**GOAL**
The listing below begins with the first line you should copy; stop after the line containing "Ditjen Pemberdayaan Sosial</text>", and drop every picture.

Items from a data source

* * * * * * * * *

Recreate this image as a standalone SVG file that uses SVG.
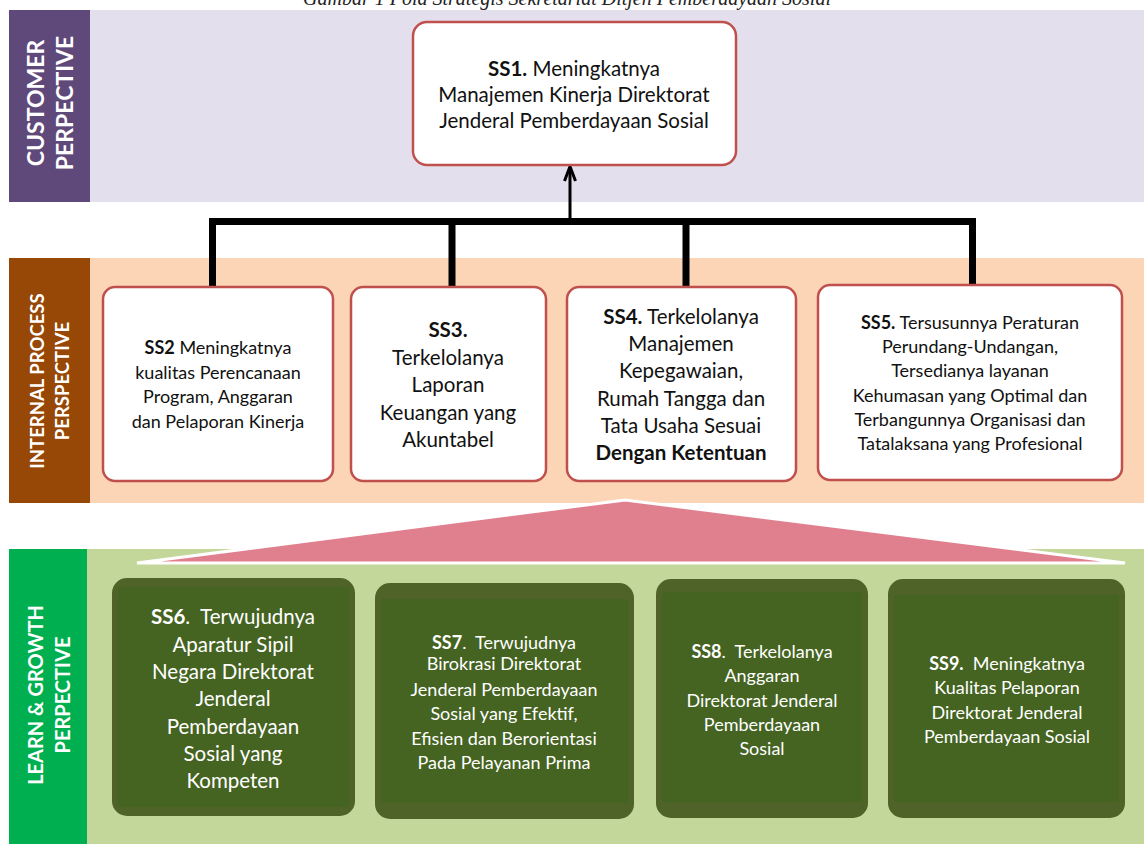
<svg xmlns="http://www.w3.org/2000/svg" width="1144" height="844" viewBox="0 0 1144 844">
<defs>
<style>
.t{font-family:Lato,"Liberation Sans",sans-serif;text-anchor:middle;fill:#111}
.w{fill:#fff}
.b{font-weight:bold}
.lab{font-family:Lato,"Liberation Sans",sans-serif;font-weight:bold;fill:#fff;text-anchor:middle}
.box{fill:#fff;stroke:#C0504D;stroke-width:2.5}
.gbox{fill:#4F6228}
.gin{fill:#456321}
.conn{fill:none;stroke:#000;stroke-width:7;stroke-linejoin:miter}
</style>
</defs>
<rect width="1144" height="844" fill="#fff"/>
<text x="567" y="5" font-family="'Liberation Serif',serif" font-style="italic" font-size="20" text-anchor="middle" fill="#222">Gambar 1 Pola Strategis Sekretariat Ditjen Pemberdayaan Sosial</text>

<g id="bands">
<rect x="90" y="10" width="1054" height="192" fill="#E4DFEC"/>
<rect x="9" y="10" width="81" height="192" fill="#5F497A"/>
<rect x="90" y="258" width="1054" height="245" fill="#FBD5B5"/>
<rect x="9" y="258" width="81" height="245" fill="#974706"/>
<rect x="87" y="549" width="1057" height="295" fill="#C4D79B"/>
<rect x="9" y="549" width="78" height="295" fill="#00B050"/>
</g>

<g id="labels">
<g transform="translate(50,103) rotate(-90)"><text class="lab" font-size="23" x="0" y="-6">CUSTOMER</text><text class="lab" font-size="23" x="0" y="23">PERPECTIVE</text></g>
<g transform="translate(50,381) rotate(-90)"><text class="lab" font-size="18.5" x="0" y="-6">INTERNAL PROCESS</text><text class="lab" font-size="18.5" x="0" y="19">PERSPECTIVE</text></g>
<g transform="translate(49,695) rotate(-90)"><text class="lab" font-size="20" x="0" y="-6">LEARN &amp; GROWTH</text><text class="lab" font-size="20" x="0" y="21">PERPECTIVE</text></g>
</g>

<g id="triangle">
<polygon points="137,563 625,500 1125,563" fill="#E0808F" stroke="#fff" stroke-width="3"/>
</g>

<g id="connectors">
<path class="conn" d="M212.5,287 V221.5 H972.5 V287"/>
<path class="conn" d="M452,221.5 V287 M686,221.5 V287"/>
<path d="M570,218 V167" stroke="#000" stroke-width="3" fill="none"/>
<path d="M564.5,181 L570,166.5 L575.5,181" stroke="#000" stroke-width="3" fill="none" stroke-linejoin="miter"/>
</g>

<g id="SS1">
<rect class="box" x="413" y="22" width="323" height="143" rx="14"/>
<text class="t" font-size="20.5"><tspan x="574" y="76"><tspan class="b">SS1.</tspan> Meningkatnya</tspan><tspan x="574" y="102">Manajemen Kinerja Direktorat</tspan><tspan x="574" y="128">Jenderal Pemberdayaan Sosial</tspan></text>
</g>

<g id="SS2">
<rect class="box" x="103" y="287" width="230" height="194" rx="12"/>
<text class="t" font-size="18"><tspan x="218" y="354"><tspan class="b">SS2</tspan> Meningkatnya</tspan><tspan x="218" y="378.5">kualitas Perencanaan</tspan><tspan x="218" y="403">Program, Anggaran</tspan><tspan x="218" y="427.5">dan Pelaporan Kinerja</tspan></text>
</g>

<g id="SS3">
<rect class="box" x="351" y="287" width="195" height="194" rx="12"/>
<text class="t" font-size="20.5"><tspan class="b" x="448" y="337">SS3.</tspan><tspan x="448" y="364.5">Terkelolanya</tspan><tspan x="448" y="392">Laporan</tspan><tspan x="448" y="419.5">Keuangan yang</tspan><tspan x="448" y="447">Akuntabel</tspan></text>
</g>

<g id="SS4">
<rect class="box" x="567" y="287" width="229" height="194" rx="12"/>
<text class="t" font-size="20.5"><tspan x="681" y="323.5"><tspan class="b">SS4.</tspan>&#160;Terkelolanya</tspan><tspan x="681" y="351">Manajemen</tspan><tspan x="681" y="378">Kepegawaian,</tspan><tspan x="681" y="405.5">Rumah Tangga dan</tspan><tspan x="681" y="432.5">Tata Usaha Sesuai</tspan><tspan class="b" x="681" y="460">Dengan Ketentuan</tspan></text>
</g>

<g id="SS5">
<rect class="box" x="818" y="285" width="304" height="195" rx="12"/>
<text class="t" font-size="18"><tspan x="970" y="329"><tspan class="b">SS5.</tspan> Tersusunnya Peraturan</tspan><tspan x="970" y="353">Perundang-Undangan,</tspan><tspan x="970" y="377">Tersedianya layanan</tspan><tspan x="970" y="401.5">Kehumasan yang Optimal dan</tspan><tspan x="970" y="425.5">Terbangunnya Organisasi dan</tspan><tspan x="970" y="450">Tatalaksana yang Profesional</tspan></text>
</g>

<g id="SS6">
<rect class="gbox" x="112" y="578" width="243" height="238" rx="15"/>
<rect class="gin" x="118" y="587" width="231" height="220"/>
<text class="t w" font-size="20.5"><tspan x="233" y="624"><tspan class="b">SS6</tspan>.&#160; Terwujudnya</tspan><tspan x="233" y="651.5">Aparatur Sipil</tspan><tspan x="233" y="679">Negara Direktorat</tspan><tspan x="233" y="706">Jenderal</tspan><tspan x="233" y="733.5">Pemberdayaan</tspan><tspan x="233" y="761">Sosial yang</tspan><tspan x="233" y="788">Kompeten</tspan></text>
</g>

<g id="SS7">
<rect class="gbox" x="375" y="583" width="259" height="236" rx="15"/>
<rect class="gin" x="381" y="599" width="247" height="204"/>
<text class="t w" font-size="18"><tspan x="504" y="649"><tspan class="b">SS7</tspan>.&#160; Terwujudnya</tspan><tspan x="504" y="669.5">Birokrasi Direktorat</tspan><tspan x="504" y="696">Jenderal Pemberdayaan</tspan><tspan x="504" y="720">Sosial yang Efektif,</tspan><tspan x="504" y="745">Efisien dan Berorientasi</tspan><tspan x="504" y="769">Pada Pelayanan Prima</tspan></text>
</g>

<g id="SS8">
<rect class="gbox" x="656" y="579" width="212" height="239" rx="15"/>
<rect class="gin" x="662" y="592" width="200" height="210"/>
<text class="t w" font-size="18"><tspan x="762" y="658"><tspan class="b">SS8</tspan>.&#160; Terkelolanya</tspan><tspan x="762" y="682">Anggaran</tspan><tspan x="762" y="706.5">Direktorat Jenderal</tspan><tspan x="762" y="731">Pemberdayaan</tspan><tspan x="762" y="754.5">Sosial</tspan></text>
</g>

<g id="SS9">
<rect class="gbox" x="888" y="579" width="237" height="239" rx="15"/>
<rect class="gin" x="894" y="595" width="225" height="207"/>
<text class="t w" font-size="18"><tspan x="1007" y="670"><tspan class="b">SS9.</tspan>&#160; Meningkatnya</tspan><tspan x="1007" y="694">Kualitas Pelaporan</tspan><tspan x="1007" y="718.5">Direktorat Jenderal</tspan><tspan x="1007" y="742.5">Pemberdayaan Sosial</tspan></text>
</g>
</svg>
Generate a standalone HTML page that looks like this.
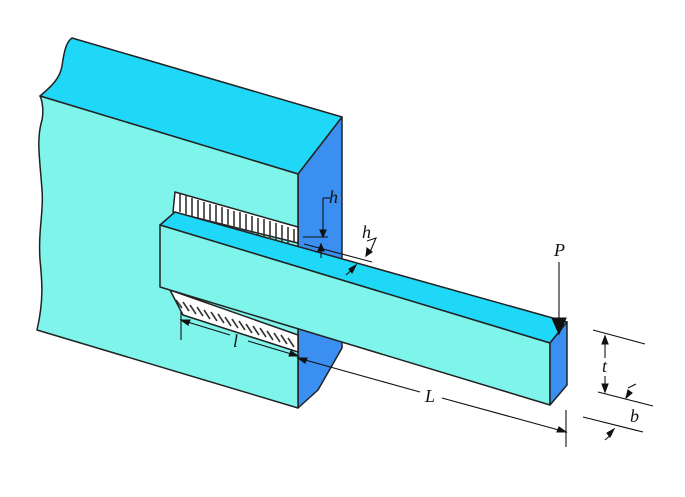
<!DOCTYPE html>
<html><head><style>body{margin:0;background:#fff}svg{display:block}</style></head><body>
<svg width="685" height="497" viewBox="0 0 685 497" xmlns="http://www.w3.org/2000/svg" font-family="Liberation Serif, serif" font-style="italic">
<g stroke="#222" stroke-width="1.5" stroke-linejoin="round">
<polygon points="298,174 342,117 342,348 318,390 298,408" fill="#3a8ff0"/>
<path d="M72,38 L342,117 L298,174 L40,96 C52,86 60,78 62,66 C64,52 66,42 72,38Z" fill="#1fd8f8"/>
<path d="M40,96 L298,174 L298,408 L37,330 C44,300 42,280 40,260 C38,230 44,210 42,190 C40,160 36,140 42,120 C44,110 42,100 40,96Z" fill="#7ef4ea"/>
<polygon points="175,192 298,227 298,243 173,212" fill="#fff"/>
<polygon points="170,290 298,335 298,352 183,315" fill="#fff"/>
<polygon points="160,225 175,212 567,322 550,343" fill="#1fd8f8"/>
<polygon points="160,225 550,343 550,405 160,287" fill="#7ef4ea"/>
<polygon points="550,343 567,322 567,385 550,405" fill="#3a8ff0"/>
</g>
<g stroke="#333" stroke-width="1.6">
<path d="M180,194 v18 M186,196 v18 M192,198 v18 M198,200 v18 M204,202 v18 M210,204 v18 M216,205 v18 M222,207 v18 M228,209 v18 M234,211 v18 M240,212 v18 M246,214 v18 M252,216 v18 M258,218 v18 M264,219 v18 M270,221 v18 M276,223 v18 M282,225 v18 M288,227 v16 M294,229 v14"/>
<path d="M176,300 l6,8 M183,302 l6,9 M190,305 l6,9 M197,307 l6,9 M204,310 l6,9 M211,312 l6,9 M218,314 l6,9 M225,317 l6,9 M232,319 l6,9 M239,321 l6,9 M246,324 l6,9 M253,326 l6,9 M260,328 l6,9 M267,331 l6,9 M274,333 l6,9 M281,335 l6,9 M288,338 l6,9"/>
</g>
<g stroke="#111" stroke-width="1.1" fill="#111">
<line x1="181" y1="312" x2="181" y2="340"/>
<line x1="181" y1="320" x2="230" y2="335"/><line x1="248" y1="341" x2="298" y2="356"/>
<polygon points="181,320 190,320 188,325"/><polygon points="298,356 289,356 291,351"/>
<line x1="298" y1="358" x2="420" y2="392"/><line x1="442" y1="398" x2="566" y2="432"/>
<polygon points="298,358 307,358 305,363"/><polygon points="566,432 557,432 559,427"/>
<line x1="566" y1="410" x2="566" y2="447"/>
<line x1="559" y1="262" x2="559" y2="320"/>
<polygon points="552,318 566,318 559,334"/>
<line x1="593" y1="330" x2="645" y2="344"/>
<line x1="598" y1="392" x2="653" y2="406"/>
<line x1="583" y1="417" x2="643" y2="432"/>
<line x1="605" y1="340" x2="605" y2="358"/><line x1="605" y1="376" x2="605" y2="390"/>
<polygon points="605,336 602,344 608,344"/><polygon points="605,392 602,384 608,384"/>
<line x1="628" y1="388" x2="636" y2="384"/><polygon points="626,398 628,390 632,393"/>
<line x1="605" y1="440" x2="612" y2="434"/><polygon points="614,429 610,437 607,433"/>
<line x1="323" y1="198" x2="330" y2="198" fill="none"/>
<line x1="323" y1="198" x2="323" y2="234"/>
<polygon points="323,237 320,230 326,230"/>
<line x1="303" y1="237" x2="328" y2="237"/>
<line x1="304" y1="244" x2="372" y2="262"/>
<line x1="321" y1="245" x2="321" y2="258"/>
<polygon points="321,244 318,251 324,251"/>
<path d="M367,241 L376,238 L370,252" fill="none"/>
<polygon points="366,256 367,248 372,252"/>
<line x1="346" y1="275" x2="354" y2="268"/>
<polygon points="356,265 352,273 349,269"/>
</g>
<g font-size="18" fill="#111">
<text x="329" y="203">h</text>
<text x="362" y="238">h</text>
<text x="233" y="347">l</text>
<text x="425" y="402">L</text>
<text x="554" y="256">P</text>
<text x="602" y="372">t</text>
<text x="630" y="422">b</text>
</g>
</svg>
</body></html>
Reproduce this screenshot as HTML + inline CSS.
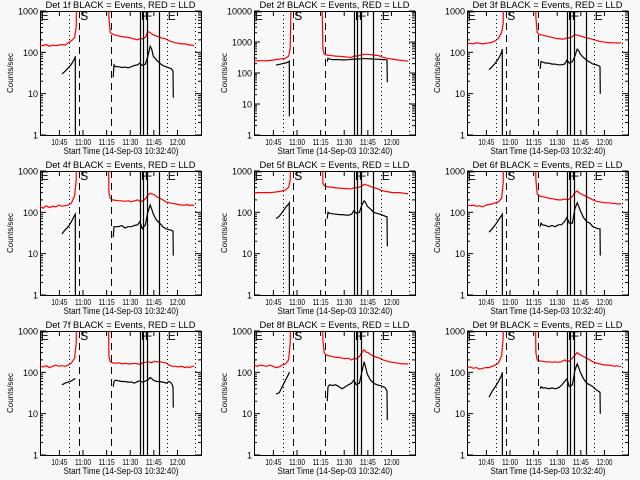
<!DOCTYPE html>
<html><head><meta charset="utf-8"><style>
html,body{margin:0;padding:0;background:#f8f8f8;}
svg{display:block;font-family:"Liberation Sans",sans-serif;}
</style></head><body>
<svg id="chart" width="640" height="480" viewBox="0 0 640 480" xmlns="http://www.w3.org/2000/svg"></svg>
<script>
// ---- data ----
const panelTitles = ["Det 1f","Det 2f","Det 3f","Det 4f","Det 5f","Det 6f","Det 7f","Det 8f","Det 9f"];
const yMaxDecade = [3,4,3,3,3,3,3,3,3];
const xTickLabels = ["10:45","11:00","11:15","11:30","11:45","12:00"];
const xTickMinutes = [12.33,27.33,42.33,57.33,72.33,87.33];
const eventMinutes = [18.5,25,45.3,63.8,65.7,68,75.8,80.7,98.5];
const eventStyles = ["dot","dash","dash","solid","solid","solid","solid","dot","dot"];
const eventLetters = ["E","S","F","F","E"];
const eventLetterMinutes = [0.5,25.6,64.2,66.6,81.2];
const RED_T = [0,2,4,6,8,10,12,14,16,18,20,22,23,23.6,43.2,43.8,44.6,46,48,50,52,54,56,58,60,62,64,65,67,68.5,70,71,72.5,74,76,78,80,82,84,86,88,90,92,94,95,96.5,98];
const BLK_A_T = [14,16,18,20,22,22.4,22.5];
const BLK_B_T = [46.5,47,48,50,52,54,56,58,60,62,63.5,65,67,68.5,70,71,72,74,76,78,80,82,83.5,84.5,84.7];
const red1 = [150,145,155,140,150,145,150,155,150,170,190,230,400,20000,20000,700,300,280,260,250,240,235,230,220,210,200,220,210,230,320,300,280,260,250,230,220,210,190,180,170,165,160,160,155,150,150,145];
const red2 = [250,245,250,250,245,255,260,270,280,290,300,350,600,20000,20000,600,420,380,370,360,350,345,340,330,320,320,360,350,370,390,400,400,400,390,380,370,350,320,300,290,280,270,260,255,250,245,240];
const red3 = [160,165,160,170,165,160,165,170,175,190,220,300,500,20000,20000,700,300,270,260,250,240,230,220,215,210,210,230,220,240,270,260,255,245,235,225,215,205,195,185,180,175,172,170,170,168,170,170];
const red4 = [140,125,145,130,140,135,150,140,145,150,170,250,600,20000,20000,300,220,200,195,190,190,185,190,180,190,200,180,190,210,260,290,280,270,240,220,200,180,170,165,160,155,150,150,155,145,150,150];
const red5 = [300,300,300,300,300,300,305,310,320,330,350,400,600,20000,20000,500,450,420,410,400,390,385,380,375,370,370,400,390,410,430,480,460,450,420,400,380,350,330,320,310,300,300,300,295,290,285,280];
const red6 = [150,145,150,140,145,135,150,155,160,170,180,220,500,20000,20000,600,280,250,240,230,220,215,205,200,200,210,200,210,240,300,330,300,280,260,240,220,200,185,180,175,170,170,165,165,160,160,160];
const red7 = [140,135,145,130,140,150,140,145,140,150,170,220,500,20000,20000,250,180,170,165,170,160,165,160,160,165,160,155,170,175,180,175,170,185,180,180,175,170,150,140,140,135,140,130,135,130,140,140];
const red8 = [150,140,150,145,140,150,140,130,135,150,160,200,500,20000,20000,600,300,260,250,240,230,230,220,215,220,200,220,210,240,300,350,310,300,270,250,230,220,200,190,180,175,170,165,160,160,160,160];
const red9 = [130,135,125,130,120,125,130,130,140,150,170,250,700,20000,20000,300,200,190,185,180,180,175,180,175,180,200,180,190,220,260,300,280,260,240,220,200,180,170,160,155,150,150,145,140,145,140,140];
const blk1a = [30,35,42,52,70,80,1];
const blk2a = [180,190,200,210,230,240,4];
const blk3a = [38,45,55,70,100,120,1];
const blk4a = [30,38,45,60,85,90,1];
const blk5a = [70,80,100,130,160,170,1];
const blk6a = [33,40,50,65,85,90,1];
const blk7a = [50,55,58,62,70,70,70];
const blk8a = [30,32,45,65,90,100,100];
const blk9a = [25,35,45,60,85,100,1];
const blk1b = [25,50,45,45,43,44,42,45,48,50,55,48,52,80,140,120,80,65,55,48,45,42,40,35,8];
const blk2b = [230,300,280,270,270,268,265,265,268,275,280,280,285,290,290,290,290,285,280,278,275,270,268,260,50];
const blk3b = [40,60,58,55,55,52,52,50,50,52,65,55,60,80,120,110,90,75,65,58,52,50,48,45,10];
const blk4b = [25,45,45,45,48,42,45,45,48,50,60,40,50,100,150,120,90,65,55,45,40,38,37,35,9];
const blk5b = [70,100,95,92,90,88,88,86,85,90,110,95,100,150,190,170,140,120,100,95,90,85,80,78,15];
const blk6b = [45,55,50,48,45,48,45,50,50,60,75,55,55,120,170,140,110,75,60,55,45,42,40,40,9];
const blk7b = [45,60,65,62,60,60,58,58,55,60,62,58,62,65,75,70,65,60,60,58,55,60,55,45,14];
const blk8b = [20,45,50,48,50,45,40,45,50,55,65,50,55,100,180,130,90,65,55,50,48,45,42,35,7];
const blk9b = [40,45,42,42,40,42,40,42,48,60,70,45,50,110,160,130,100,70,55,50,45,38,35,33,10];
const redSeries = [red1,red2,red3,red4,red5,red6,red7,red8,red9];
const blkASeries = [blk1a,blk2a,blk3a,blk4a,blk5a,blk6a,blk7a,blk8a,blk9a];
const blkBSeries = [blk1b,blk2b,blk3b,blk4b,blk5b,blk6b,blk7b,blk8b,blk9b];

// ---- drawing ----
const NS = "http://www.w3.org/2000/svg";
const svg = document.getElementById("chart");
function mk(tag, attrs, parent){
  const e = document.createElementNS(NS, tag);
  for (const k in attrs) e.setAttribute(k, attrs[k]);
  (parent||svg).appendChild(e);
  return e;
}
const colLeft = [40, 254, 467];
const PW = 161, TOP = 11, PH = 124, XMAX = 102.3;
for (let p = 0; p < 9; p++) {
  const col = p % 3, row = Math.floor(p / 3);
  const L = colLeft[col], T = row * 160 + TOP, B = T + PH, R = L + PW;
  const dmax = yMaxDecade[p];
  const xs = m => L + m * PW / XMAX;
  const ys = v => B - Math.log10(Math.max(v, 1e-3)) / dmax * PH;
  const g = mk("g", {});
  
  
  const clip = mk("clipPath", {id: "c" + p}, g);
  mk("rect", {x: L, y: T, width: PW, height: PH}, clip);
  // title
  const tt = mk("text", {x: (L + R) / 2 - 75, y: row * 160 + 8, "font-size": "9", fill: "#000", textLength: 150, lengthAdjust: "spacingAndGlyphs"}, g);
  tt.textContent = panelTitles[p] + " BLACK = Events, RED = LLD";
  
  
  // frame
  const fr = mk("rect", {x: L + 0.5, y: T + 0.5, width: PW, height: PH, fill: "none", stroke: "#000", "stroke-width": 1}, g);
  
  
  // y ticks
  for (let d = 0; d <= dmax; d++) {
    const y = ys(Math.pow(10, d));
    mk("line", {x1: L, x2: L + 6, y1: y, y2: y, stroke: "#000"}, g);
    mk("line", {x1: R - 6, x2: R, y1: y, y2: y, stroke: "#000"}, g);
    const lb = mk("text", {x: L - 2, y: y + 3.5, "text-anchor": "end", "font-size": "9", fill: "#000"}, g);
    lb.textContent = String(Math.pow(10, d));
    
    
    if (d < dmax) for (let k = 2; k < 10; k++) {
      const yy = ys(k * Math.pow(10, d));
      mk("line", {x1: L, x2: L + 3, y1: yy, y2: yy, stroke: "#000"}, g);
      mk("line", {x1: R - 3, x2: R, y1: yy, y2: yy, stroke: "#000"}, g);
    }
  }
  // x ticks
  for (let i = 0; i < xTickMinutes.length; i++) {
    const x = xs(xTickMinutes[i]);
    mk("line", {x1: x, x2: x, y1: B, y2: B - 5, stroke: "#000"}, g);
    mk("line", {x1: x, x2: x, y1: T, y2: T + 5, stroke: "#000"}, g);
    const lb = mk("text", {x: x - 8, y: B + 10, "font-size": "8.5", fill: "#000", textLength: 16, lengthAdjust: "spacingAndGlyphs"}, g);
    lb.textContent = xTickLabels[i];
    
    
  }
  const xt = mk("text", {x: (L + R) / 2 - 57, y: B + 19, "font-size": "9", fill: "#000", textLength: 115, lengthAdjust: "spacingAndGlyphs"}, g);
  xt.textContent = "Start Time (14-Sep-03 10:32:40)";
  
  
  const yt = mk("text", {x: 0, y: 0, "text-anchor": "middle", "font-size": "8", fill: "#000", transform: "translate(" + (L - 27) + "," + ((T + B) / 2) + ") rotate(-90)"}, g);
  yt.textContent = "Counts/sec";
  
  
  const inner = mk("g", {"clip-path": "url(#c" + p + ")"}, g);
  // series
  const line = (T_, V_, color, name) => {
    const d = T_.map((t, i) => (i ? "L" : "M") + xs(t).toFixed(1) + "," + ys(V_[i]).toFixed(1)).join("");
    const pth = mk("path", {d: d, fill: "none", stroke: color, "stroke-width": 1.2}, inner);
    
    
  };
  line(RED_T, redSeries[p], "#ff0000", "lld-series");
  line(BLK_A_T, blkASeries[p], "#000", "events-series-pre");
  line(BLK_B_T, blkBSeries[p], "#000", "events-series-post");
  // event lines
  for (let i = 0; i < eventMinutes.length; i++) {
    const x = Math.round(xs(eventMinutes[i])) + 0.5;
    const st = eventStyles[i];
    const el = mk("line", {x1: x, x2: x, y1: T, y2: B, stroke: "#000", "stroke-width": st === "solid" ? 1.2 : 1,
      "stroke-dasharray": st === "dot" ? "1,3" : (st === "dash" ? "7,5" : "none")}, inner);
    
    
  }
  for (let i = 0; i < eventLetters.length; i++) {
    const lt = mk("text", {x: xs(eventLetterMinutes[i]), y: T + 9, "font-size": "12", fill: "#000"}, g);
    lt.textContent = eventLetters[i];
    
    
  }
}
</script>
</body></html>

* * * * * * * * *

**ANSWER FOR THE TASK**
Recreate this image as a standalone SVG file that uses SVG.
<svg xmlns="http://www.w3.org/2000/svg" width="1144" height="844" viewBox="0 0 1144 844">
<defs>
<style>
.t{font-family:Lato,"Liberation Sans",sans-serif;text-anchor:middle;fill:#111}
.w{fill:#fff}
.b{font-weight:bold}
.lab{font-family:Lato,"Liberation Sans",sans-serif;font-weight:bold;fill:#fff;text-anchor:middle}
.box{fill:#fff;stroke:#C0504D;stroke-width:2.5}
.gbox{fill:#4F6228}
.gin{fill:#456321}
.conn{fill:none;stroke:#000;stroke-width:7;stroke-linejoin:miter}
</style>
</defs>
<rect width="1144" height="844" fill="#fff"/>
<text x="567" y="5" font-family="'Liberation Serif',serif" font-style="italic" font-size="20" text-anchor="middle" fill="#222">Gambar 1 Pola Strategis Sekretariat Ditjen Pemberdayaan Sosial</text>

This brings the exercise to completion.